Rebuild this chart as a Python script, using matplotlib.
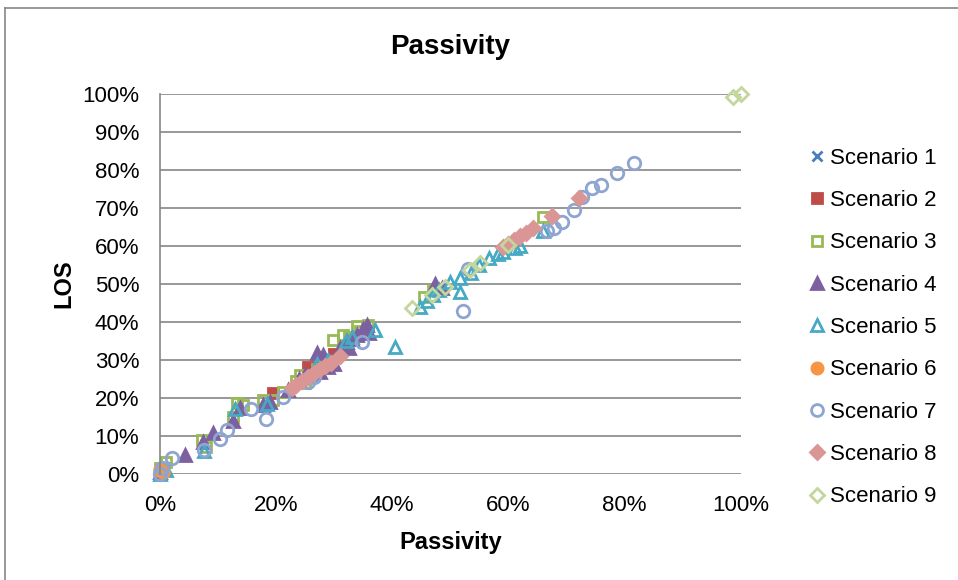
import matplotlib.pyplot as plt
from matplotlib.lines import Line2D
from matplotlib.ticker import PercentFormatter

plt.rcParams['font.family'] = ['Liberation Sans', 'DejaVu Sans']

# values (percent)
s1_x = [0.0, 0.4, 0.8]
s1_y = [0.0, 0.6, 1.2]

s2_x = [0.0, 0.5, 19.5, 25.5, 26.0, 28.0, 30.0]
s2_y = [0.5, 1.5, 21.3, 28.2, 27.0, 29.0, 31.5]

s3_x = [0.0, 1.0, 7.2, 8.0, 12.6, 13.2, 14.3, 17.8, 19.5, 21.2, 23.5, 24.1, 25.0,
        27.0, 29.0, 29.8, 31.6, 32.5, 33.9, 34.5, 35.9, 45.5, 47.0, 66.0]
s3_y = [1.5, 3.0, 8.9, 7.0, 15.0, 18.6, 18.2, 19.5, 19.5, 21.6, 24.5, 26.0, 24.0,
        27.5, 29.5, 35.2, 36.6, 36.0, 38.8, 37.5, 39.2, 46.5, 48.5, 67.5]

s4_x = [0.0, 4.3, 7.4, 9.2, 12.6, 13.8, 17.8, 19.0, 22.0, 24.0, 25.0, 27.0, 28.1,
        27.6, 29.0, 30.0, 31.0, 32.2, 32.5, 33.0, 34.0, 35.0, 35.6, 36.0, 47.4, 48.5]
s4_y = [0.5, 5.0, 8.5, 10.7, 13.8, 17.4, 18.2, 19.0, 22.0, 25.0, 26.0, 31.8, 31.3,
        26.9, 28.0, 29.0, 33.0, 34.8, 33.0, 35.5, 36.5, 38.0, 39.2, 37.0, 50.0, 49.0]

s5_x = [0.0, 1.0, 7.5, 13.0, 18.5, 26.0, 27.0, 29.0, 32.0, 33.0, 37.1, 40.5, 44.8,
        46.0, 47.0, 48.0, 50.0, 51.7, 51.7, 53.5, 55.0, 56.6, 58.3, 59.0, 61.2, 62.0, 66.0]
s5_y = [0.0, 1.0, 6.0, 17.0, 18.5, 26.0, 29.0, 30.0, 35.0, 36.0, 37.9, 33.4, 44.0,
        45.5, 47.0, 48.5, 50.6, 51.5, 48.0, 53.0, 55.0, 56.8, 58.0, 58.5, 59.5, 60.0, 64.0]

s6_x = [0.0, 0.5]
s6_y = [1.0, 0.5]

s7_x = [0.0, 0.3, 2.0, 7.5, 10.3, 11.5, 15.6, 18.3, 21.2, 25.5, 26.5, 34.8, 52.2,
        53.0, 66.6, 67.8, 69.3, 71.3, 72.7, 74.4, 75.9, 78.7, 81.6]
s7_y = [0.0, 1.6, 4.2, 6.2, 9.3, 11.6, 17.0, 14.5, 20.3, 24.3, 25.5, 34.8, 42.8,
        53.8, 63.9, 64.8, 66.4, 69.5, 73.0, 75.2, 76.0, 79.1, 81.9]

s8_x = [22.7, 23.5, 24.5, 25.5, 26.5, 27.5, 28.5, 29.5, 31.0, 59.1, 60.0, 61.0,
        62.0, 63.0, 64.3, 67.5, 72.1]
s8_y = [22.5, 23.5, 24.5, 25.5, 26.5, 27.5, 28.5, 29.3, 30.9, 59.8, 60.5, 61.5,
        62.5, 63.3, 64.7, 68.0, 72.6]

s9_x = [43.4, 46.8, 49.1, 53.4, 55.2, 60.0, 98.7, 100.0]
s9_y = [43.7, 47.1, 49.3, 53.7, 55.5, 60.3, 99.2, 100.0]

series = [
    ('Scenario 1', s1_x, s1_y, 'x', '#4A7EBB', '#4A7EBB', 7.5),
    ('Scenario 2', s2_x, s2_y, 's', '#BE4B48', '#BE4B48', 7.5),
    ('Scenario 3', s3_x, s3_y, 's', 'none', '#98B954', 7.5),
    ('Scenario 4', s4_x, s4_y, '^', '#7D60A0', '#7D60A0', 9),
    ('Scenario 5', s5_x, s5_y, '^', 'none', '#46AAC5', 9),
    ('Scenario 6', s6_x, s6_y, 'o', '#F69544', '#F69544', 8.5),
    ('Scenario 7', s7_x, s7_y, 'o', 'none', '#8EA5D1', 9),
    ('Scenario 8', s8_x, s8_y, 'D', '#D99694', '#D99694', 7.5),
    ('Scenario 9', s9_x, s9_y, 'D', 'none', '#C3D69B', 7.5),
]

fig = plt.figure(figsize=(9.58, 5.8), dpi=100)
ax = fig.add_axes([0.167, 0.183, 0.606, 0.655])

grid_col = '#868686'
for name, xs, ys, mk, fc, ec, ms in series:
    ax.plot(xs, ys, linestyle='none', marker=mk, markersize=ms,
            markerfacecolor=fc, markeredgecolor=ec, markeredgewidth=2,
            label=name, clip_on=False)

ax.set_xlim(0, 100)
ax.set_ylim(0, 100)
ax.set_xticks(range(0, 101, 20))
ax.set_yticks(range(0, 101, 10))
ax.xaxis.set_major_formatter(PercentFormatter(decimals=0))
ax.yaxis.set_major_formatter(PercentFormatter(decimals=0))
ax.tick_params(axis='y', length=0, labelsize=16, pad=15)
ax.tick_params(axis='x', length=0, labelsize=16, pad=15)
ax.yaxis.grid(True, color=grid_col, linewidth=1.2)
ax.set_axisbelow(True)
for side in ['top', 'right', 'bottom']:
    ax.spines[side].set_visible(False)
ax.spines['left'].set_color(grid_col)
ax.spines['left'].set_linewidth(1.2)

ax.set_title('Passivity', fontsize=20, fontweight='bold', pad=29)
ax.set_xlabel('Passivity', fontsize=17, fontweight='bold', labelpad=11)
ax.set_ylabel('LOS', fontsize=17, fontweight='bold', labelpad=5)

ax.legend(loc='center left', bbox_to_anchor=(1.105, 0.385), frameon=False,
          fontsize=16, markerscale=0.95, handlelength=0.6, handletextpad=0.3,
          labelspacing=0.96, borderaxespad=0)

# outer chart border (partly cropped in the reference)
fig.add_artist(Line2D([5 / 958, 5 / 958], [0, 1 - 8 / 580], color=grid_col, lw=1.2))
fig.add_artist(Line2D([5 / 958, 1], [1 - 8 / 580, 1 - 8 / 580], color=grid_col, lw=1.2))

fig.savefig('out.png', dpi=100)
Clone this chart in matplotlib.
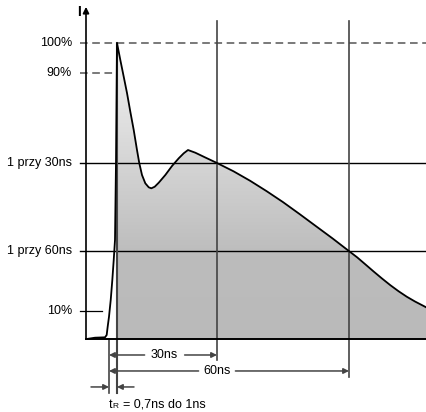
::::::
WORK INSTRUCTIONS = Collect each line above holding the string "this".

CORRECT OUTPUT =
Rebuild this chart as a Python script, using matplotlib.
Clone this chart in matplotlib.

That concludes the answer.